As a mid-morning DJ might say, please don’t write in. I adapted it from William James and don’t know if it is still regarded as true as a statement about child development. But I will defend the underlying point even if it isn’t. Although lots of people go on about the information that gets left out of measuring systems (including me! A lot of the time! Even in posts I regard as centrally important!), it’s important to remember that deciding what you’re going to ignore is a very important part of thinking like a grown up.
Of course, a mathematician might say that “deciding what you’re going to ignore” is the same thing as “deciding what to pay attention to”, which is one of those true-but-annoying things that mathematicians say.
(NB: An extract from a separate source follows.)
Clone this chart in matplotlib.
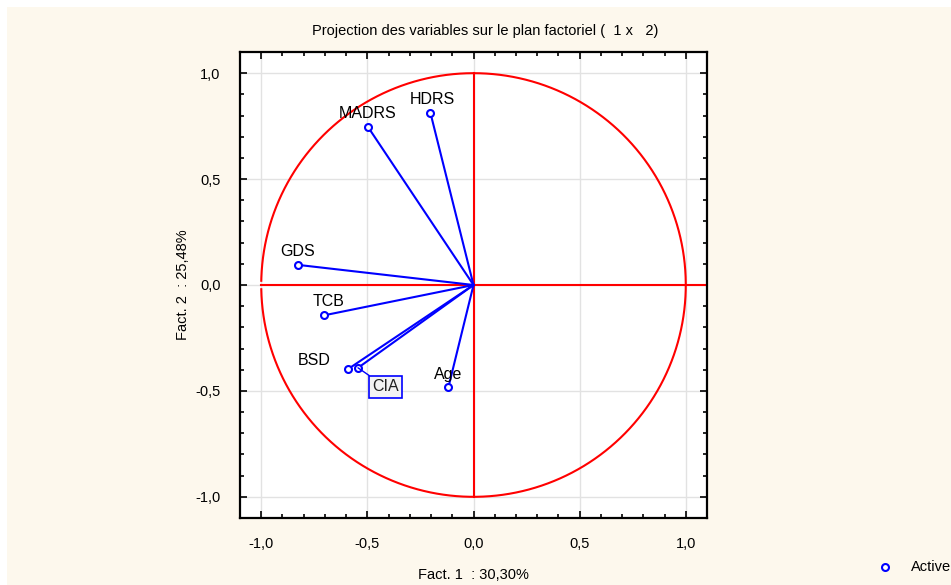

It is uncomfortable to admit that there are things in the world which are important, but which you’re not going to pay any attention to. It reminds us of our own limited capability, which in turn reminds us of our mortality, which in turn reminds us that one of the things we can choose to ignore is the person who’s making us uncomfortable by saying all these annoying things. Something like this, I think, is at the heart of what annoys and confuses people about the POSIWID Principle. A system chooses what it’s going to be when it chooses what information is going to have a causal role in its decision making; this is bad enough, but it’s intolerable to be reminded by some passing smartass that the information which doesn’t have any such causal role is also part of the creation of systemic identity.
And it has to be so. One way in which I might have (but didn’t) express the whole problem that I wrote a book about is that the connective tissue of society is the shared understanding that all the stuff we are ignoring is going to be taken care of by somebody else. When that starts to go, everything goes.
Useful to consider the difference between the things we pass off to other people so we can ignore them and the things we pretend to pass off to other people so we can collectively ignore. Or to put it another way, how distribution of responsibility can transform into an accountability sink.
Think the digital/data revolution has a weird distorting effect on this phenomenon. We now truly have the Borges library at our fingertips, in organisations (most of whom are data rich and insight poor) and in our personal lives. The issue being that the (effectively) infinite pool of information requires seemingly infinite navigation to discern the signal from the noise.
We end up feeling simultaneously like everything we need is accessible, while also constantly doubting if we picked the truthful edition or if it’s the one with the facts all reversed (to butcher the Borges story).